笑い飯はM-1の方向性まで決めてしまった。「完成」よりも「新しさ」が重視されるようになったのだ。マヂカルラブリーやランジャタイのように「これは漫才と呼べるのか」と論争を引き起こすようなコンビは、笑い飯がいたからこそ勝ち残れるようになったといえる。
千鳥のように笑い飯の後に続く天才も現れた。千鳥の大悟は、よくこんな話をするという。芸人にとってひとつの大きな分岐点は、ウケるとわかっているものに手を出すか出さないか。手を出さずに、それでもなおウケることこそ芸人たるものの生きる道だと。これは笑い飯のスタンスにも通じている。
笑い飯という巨大な才能を中心に据え、著者はM-1で笑い飯と競った芸人たちのドラマを描き出す。もっとも、このように笑いの舞台裏を可視化したのがそもそもはM-1だった。本番前に必死の形相でネタ合わせをする姿や、勝って泣き、敗北に打ちひしがれる姿を視聴者の目に晒すことで、番組は人気を博した。
だが昔気質の芸人からすれば、これは「あるまじき行為」に映るようだ。ケンドーコバヤシはそうした美学を持つ芸人のひとりである。彼は芸を論じることを嫌う。芸人は笑われてなんぼ、舞台裏など見せるべきではないということなのだろう。「中村さんのやっている行為が、一番寒いと思いますよ」と著者にもかみつく。
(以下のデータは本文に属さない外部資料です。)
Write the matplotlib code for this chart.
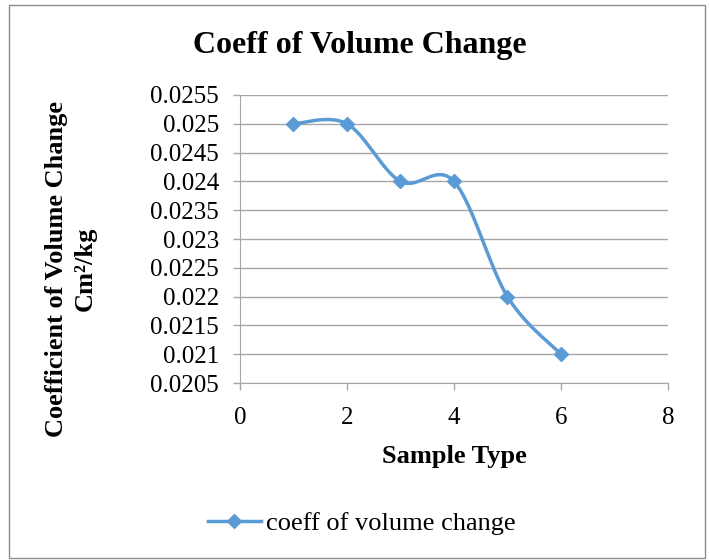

確かに「笑い」を論じるのは難しい。特にネタを解説したりするのは愚の骨頂、野暮の極みである。笑い飯に「鳥人(とりじん)」という独創的なネタがあるが、言葉で説明しても一ミリも面白さは伝わらない。だが映像で見れば、その凄さは一発でわかる。「語り得ないもの」は体験するしかないのだ。
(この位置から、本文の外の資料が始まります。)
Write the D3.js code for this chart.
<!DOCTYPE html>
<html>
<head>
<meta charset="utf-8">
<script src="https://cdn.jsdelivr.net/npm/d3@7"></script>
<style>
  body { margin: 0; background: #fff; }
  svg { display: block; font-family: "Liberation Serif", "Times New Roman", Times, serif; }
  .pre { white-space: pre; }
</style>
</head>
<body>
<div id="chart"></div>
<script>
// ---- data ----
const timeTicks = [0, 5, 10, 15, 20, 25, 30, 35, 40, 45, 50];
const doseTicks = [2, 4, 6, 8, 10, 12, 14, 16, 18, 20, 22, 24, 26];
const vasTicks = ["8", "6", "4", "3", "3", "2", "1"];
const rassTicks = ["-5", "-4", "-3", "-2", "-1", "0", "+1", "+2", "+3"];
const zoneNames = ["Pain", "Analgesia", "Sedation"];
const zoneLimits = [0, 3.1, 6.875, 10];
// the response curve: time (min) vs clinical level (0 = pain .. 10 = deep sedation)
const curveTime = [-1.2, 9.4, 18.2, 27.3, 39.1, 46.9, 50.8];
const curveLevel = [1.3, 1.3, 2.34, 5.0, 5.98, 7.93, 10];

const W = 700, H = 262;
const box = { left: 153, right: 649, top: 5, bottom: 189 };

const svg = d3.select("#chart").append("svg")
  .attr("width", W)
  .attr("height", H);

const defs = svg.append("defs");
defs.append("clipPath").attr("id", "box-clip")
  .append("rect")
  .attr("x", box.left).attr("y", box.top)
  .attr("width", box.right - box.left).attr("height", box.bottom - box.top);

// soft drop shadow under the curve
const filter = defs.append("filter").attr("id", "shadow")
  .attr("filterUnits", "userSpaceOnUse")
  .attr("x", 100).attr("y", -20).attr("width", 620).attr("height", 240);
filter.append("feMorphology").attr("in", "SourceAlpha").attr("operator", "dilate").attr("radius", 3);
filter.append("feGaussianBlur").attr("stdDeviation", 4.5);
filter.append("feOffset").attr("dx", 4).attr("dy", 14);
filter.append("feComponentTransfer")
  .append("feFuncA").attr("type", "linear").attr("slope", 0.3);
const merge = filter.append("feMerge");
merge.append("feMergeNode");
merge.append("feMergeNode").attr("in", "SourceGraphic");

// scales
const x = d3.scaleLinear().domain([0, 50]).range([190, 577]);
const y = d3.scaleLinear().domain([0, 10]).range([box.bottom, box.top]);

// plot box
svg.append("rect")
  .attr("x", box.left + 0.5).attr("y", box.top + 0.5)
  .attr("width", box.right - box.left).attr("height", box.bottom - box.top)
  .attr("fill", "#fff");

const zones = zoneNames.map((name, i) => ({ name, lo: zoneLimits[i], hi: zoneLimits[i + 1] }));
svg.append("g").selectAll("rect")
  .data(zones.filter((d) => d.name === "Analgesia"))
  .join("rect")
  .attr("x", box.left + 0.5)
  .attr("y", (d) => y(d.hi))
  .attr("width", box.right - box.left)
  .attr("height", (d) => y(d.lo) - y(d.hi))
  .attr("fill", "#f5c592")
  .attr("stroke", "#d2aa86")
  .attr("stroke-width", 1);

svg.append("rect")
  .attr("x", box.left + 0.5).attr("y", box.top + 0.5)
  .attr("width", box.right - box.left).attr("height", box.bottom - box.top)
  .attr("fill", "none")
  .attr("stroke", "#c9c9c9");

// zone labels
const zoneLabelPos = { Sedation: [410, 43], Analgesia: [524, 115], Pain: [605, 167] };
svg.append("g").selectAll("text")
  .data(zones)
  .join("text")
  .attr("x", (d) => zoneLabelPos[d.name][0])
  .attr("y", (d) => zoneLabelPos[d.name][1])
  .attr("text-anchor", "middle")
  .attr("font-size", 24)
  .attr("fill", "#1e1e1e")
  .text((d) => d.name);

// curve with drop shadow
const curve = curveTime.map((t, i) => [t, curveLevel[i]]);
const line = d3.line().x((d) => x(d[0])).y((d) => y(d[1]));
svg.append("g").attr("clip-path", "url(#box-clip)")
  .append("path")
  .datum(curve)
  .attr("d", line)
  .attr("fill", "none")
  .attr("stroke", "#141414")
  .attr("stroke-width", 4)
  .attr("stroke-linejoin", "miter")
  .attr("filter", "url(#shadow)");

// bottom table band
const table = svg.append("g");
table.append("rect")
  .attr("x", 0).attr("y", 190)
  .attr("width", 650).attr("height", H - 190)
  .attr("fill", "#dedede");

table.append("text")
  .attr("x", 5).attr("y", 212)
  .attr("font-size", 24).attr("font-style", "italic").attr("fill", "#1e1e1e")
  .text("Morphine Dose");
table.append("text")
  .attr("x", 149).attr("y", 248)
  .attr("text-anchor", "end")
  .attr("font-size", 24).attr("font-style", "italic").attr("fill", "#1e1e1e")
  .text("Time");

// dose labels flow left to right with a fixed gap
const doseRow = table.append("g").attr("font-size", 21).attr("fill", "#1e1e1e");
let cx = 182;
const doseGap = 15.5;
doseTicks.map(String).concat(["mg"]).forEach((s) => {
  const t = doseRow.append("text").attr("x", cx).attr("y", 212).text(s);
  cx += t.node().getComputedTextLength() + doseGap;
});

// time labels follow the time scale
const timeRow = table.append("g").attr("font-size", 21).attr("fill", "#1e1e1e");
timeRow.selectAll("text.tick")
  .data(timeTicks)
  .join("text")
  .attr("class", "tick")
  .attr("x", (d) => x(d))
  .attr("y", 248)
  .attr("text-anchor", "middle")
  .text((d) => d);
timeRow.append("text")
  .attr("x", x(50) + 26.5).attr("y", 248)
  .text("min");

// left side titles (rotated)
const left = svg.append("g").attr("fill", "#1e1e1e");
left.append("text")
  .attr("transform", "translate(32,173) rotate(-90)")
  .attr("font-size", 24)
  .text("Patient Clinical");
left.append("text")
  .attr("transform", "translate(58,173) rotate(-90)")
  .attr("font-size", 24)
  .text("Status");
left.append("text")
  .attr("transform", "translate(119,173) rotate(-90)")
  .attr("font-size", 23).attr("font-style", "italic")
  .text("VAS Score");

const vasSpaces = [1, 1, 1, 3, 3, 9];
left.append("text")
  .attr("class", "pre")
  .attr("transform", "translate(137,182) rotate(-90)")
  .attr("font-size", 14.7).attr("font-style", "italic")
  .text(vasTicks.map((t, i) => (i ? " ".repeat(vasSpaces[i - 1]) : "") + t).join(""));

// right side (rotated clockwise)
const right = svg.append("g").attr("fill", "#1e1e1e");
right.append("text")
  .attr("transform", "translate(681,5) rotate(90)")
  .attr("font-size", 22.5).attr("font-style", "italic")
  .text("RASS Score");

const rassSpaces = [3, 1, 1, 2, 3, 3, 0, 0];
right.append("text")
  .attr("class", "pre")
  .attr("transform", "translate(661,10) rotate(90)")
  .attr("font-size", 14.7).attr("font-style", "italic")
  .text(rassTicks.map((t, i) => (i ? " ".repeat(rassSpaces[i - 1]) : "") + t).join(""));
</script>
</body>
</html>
だがそれもわかったうえで、言いたい。本書は「笑い」を描くことに十分に成功していると。著者は漫才に魅せられた芸人に焦点をあわせることで、「漫才とは何か。笑いとは何か」という困難な問いに、ひとつの答えを提示してみせた。
本書を通して浮かび上がってくるのは、「狂おしいまでの渇望」である。
漫才コンビの関係性は独特だ。楽屋にいても会話ひとつなく、目も合わさない。互いを鬱陶しく思っているコンビは珍しくない。だがその一方で、相方を強烈に求めてもいる。客よりもまず相方に笑ってほしい。相方に認めてほしいと切望している。人が人に焦がれるような思いを抱く。恋愛ですらここまでの渇望はないのではないか。
好きだけど嫌い。憎らしくてたまらないが、気になって仕方ない。人間は複雑極まりない矛盾した存在である。本書にはそんなむき出しの人間の姿が描かれている。著者はそれを「笑い」という題材をもとに見事なノンフィクションに昇華してみせた。笑い飯が漫才の新時代を切り開いたように、本書もまたノンフィクションというジャンルの可能性を押し拡げている。
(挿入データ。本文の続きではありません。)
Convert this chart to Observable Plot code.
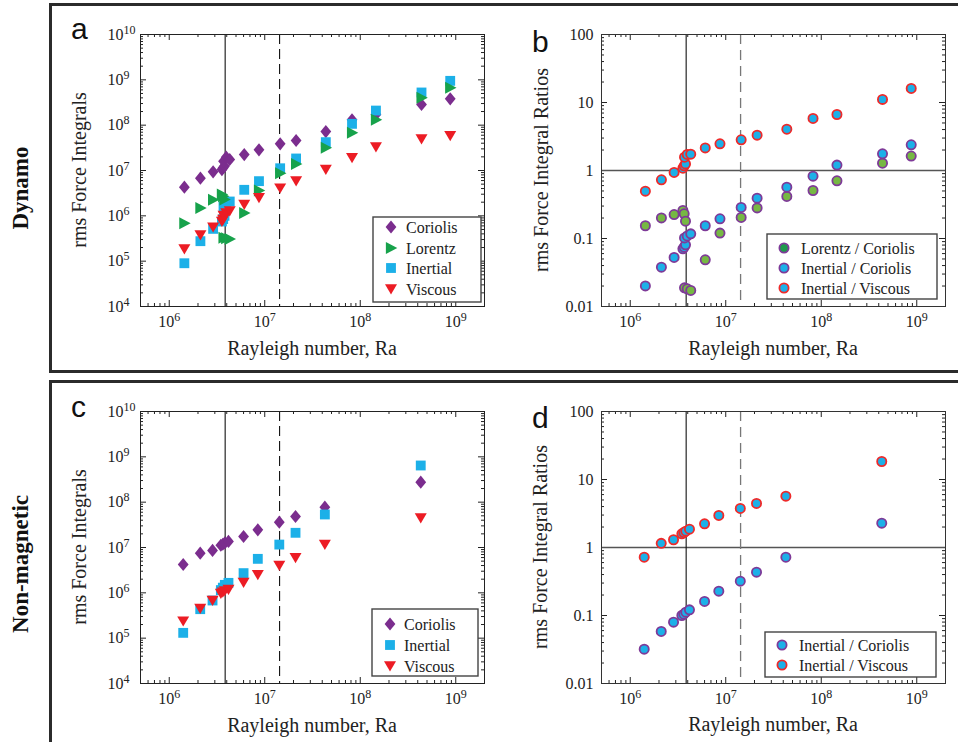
<!DOCTYPE html>
<html><head><meta charset="utf-8">
<script src="https://cdn.jsdelivr.net/npm/d3@7"></script>
<script src="https://cdn.jsdelivr.net/npm/@observablehq/plot@0.6"></script>
<style>
body{margin:0;background:#fff;}
#root{position:relative;width:958px;height:742px;overflow:hidden;background:#fff;font-family:"Liberation Serif","Times New Roman",serif;}
.frame{position:absolute;border:3px solid #2b2b2b;box-sizing:border-box;}
.panel{position:absolute;}
#overlay{position:absolute;left:0;top:0;pointer-events:none;}
</style></head><body>
<div id="root">
<div class="frame" style="left:49px;top:3px;width:940px;height:370px"></div>
<div class="frame" style="left:49px;top:380px;width:940px;height:420px"></div>
<div class="panel" id="pa" style="left:60px;top:0px"></div>
<div class="panel" id="pb" style="left:500px;top:0px"></div>
<div class="panel" id="pc" style="left:60px;top:377px"></div>
<div class="panel" id="pd" style="left:500px;top:377px"></div>
<svg id="overlay" width="958" height="742"></svg>
</div>
<script>
// ---------------- data ----------------
const raTicks = [1e6, 1e7, 1e8, 1e9];
const forceTicks = [1e4, 1e5, 1e6, 1e7, 1e8, 1e9, 1e10];
const ratioTicks = [0.01, 0.1, 1, 10, 100];
const onsetRa = 3.85e6;      // solid vertical line
const transitionRa = 1.43e7; // dashed vertical line

// Dynamo cases
const raDynamo     = [1.44e6, 2.12e6, 2.88e6, 3.56e6, 3.67e6, 3.79e6, 3.70e6, 3.95e6, 4.3e6, 6.1e6, 8.7e6, 1.45e7, 2.13e7, 4.36e7, 8.2e7, 1.46e8, 4.38e8, 8.75e8];
const coriolisDyn  = [4.28e6, 6.78e6, 9.35e6, 1.05e7, 1.15e7, 1.25e7, 1.6e7, 1.97e7, 1.75e7, 2.25e7, 2.86e7, 3.87e7, 4.59e7, 7.24e7, 1.31e8, 1.72e8, 2.86e8, 3.81e8];
const lorentzDyn   = [6.88e5, 1.48e6, 2.25e6, 2.95e6, 2.7e6, 2.3e6, 3.3e5, 3.2e5, 3.1e5, 1.15e6, 3.62e6, 8.73e6, 1.4e7, 3.16e7, 6.78e7, 1.31e8, 4.0e8, 6.67e8];
const inertialDyn  = [9.0e4, 2.76e5, 5.16e5, 7.5e5, 8.5e5, 1.0e6, 1.6e6, 1.97e6, 2.07e6, 3.75e6, 5.82e6, 1.12e7, 1.84e7, 4.22e7, 1.07e8, 2.1e8, 5.26e8, 9.5e8];
const viscousDyn   = [1.84e5, 3.75e5, 5.62e5, 7.5e5, 8.3e5, 9.5e5, 1.02e6, 1.15e6, 1.27e6, 1.78e6, 2.5e6, 4.07e6, 5.82e6, 1.05e7, 1.9e7, 3.27e7, 4.91e7, 5.82e7];
const lorCorDyn    = [0.154, 0.201, 0.225, 0.258, 0.231, 0.180, 0.0188, 0.0182, 0.0172, 0.0486, 0.120, 0.204, 0.282, 0.415, 0.508, 0.705, 1.28, 1.63];
const inCorDyn     = [0.0201, 0.0379, 0.0526, 0.0705, 0.0745, 0.0807, 0.102, 0.109, 0.117, 0.154, 0.195, 0.286, 0.392, 0.569, 0.826, 1.20, 1.76, 2.39];
const inVisDyn     = [0.497, 0.73, 0.935, 1.08, 1.17, 1.25, 1.57, 1.72, 1.74, 2.15, 2.47, 2.83, 3.31, 4.05, 5.82, 6.66, 11.1, 16.1];

// Non-magnetic cases
const raNM        = [1.4e6, 2.11e6, 2.84e6, 3.47e6, 3.64e6, 3.82e6, 4.17e6, 6.0e6, 8.46e6, 1.42e7, 2.1e7, 4.26e7, 4.3e8];
const coriolisNM  = [4.22e6, 7.5e6, 8.6e6, 1.12e7, 1.18e7, 1.26e7, 1.36e7, 1.75e7, 2.45e7, 3.62e7, 4.83e7, 7.74e7, 2.76e8];
const inertialNM  = [1.31e5, 4.36e5, 6.78e5, 1.15e6, 1.3e6, 1.5e6, 1.66e6, 2.72e6, 5.62e6, 1.16e7, 2.11e7, 5.35e7, 6.44e8];
const viscousNM   = [2.37e5, 4.51e5, 6.78e5, 9.6e5, 1.03e6, 1.1e6, 1.18e6, 1.69e6, 2.49e6, 4.0e6, 5.92e6, 1.16e7, 4.44e7];
const inCorNM     = [0.032, 0.0582, 0.0798, 0.100, 0.1047, 0.112, 0.121, 0.161, 0.228, 0.320, 0.434, 0.72, 2.28];
const inVisNM     = [0.72, 1.15, 1.30, 1.59, 1.66, 1.74, 1.86, 2.23, 2.96, 3.75, 4.44, 5.69, 18.4];

// ---------------- styling ----------------
const PURPLE = "#7b2d8e", GREEN = "#17a24b", CYAN = "#1cb0e8", RED = "#ec1c24";
const RING_PURPLE = "#7e3a98", LGREEN = "#76b843", DGREEN = "#1e9a4c", RING_RED = "#ee2a2a";
const raDomain = [5e5, 2e9], forceDomain = [1e4, 1e10], ratioDomain = [0.01, 100];
const PW = 344, PH = 272;

const diamond = {draw(c, s){const r=Math.sqrt(s/Math.PI),w=0.9*r,h=1.1*r;c.moveTo(0,-h);c.lineTo(w,0);c.lineTo(0,h);c.lineTo(-w,0);c.closePath();}};
const triRight = {draw(c, s){const r=Math.sqrt(s/Math.PI);c.moveTo(-0.85*r,-r);c.lineTo(1.05*r,0);c.lineTo(-0.85*r,r);c.closePath();}};
const triDown = {draw(c, s){const r=Math.sqrt(s/Math.PI);c.moveTo(-r,-0.8*r);c.lineTo(r,-0.8*r);c.lineTo(0,0.9*r);c.closePath();}};
const square = {draw(c, s){const r=Math.sqrt(s/Math.PI),h=0.82*r;c.rect(-h,-h,2*h,2*h);}};

const rows = (xs, ys) => xs.map((x, i) => ({ra: x, v: ys[i]}));
function logMinor([lo, hi]) {
  const out = [];
  for (let k = Math.floor(Math.log10(lo)); k <= Math.ceil(Math.log10(hi)); k++)
    for (let m = 2; m <= 9; m++) { const v = m * Math.pow(10, k); if (v > lo && v < hi) out.push(v); }
  return out;
}
const pow10 = d => "10^" + Math.round(Math.log10(d));

function boxTicks(yDomain, yMajor) {
  const xMinor = logMinor(raDomain), yMinor = logMinor(yDomain);
  const st = {stroke: "#222", strokeWidth: 1};
  return [
    Plot.tickX(raTicks, {x: d => d, insetTop: PH - 6, ...st}),
    Plot.tickX(raTicks, {x: d => d, insetBottom: PH - 6, ...st}),
    Plot.tickX(xMinor, {x: d => d, insetTop: PH - 3, ...st}),
    Plot.tickX(xMinor, {x: d => d, insetBottom: PH - 3, ...st}),
    Plot.tickY(yMajor, {y: d => d, insetRight: PW - 6, ...st}),
    Plot.tickY(yMajor, {y: d => d, insetLeft: PW - 6, ...st}),
    Plot.tickY(yMinor, {y: d => d, insetRight: PW - 3, ...st}),
    Plot.tickY(yMinor, {y: d => d, insetLeft: PW - 3, ...st})
  ];
}

const baseStyle = {fontFamily: '"Liberation Serif","Times New Roman",serif', fontSize: "16px", color: "#222", background: "transparent", overflow: "visible"};

function supify(svg) {
  const NS = "http://www.w3.org/2000/svg";
  svg.querySelectorAll("text").forEach(t => {
    const m = t.textContent.match(/^10\^(-?\d+)$/);
    if (m) {
      t.textContent = "10";
      const ts = document.createElementNS(NS, "tspan");
      ts.setAttribute("dy", "-6");
      ts.setAttribute("font-size", "12");
      ts.textContent = m[1];
      t.appendChild(ts);
    }
  });
  return svg;
}

function forcePlot(height, mb, series) {
  return supify(Plot.plot({
    width: 440, height, marginLeft: 80, marginRight: 16, marginTop: 34, marginBottom: mb,
    x: {type: "log", domain: raDomain}, y: {type: "log", domain: forceDomain},
    style: baseStyle,
    marks: [
      ...boxTicks(forceDomain, forceTicks),
      Plot.ruleX([onsetRa], {stroke: "#111", strokeWidth: 1.1}),
      Plot.ruleX([transitionRa], {stroke: "#111", strokeWidth: 1.1, strokeDasharray: "10,5"}),
      ...series.map(s => Plot.dot(rows(s.ra, s.v), {x: "ra", y: "v", symbol: s.symbol, r: 6, fill: s.fill})),
      Plot.frame({stroke: "#222", strokeWidth: 1}),
      Plot.axisX(raTicks, {anchor: "bottom", tickSize: 0, tickPadding: 9, tickFormat: pow10, label: null}),
      Plot.axisY(forceTicks, {anchor: "left", tickSize: 0, tickPadding: 33, textAnchor: "start", tickFormat: pow10, label: null})
    ]
  }));
}

function ratioPlot(height, mb, series) {
  return supify(Plot.plot({
    width: 458, height, marginLeft: 101, marginRight: 13, marginTop: 34, marginBottom: mb,
    x: {type: "log", domain: raDomain}, y: {type: "log", domain: ratioDomain},
    style: baseStyle,
    marks: [
      ...boxTicks(ratioDomain, ratioTicks),
      Plot.ruleY([1], {stroke: "#555", strokeWidth: 1.5}),
      Plot.ruleX([onsetRa], {stroke: "#111", strokeWidth: 1.1}),
      Plot.ruleX([transitionRa], {stroke: "#777", strokeWidth: 1.3, strokeDasharray: "10,6"}),
      ...series.map(s => Plot.dot(rows(s.ra, s.v), {x: "ra", y: "v", r: 4.6, fill: s.fill, stroke: s.stroke, strokeWidth: 1.8})),
      Plot.frame({stroke: "#333", strokeWidth: 1}),
      Plot.axisX(raTicks, {anchor: "bottom", tickSize: 0, tickPadding: 9, tickFormat: pow10, label: null}),
      Plot.axisY(ratioTicks, {anchor: "left", tickSize: 0, tickPadding: 8, tickFormat: d => String(d), label: null})
    ]
  }));
}

document.getElementById("pa").appendChild(forcePlot(370, 64, [
  {ra: raDynamo, v: coriolisDyn, symbol: diamond, fill: PURPLE},
  {ra: raDynamo, v: inertialDyn, symbol: square, fill: CYAN},
  {ra: raDynamo, v: lorentzDyn, symbol: triRight, fill: GREEN},
  {ra: raDynamo, v: viscousDyn, symbol: triDown, fill: RED}
]));
document.getElementById("pb").appendChild(ratioPlot(370, 64, [
  {ra: raDynamo, v: inVisDyn, fill: CYAN, stroke: RING_RED},
  {ra: raDynamo, v: lorCorDyn, fill: LGREEN, stroke: RING_PURPLE},
  {ra: raDynamo, v: inCorDyn, fill: CYAN, stroke: RING_PURPLE}
]));
document.getElementById("pc").appendChild(forcePlot(365, 59, [
  {ra: raNM, v: coriolisNM, symbol: diamond, fill: PURPLE},
  {ra: raNM, v: inertialNM, symbol: square, fill: CYAN},
  {ra: raNM, v: viscousNM, symbol: triDown, fill: RED}
]));
document.getElementById("pd").appendChild(ratioPlot(365, 59, [
  {ra: raNM, v: inVisNM, fill: CYAN, stroke: RING_RED},
  {ra: raNM, v: inCorNM, fill: CYAN, stroke: RING_PURPLE}
]));

// ---------------- overlay: titles, letters, legends ----------------
const ov = d3.select("#overlay");
const serif = '"Liberation Serif","Times New Roman",serif';
const sans = '"Liberation Sans",Arial,sans-serif';
[["a",71,39],["b",532,52],["c",71,417],["d",532,428]].forEach(([t,x,y]) =>
  ov.append("text").attr("x", x).attr("y", y).attr("font-family", sans).attr("font-size", 30).attr("fill", "#111").text(t));
[[312,355],[773,355],[312,732],[773,731]].forEach(([x,y]) =>
  ov.append("text").attr("x", x).attr("y", y).attr("text-anchor", "middle").attr("font-family", serif).attr("font-size", 20).attr("fill", "#222").text("Rayleigh number, Ra"));
[["rms Force Integrals",86,170],["rms Force Integral Ratios",548,170],["rms Force Integrals",86,547],["rms Force Integral Ratios",547,547]].forEach(([t,x,y]) =>
  ov.append("text").attr("transform", `translate(${x},${y}) rotate(-90)`).attr("text-anchor", "middle").attr("font-family", serif).attr("font-size", 20).attr("fill", "#222").text(t));
[["Dynamo",28,188],["Non-magnetic",28,564]].forEach(([t,x,y]) =>
  ov.append("text").attr("transform", `translate(${x},${y}) rotate(-90)`).attr("text-anchor", "middle").attr("font-family", serif).attr("font-weight", "bold").attr("font-size", 23).attr("fill", "#111").text(t));

function legend(box, symX, textX, entries) {
  const [x0, y0, x1, y1] = box;
  ov.append("rect").attr("x", x0).attr("y", y0).attr("width", x1 - x0).attr("height", y1 - y0)
    .attr("fill", "#fff").attr("stroke", "#444").attr("stroke-width", 1.4);
  entries.forEach(e => {
    if (e.symbol) {
      ov.append("path").attr("transform", `translate(${symX},${e.y})`)
        .attr("d", d3.symbol(e.symbol, 36 * Math.PI)()).attr("fill", e.fill);
    } else {
      ov.append("circle").attr("cx", symX).attr("cy", e.y).attr("r", 4.6)
        .attr("fill", e.fill).attr("stroke", e.stroke).attr("stroke-width", 1.8);
    }
    ov.append("text").attr("x", textX).attr("y", e.y).attr("dy", "0.35em").attr("font-family", serif)
      .attr("font-size", 16).attr("fill", "#222").text(e.label);
  });
}
legend([373,217,481,302], 391, 406, [
  {label: "Coriolis", y: 227, symbol: diamond, fill: PURPLE},
  {label: "Lorentz", y: 248, symbol: triRight, fill: GREEN},
  {label: "Inertial", y: 268, symbol: square, fill: CYAN},
  {label: "Viscous", y: 289, symbol: triDown, fill: RED}
]);
legend([767,234,937,299], 784, 801, [
  {label: "Lorentz / Coriolis", y: 248, fill: DGREEN, stroke: RING_PURPLE},
  {label: "Inertial / Coriolis", y: 268, fill: CYAN, stroke: RING_PURPLE},
  {label: "Inertial / Viscous", y: 288, fill: CYAN, stroke: RING_RED}
]);
legend([372,609,478,676], 390, 404, [
  {label: "Coriolis", y: 624, symbol: diamond, fill: PURPLE},
  {label: "Inertial", y: 645, symbol: square, fill: CYAN},
  {label: "Viscous", y: 666, symbol: triDown, fill: RED}
]);
legend([765,632,936,677], 782, 799, [
  {label: "Inertial / Coriolis", y: 645, fill: CYAN, stroke: RING_PURPLE},
  {label: "Inertial / Viscous", y: 665, fill: CYAN, stroke: RING_RED}
]);
</script>
</body></html>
書店で本書がタレント本のコーナーに置かれていたのが残念でならない。本書は今後、ノンフィクションの大きな賞を間違いなく受賞するだろう。いまからでも遅くはない。店頭で大々的に展開することをオススメしたい。本書を筆頭に「ノンフィクションの可能性」とでも銘打ってフェアをやってもいいかもしれない。「このテーマがノンフィクションになるの?」と驚くような作品はたくさんある。書店だって新たな可能性を切り開けるかもしれないのだ。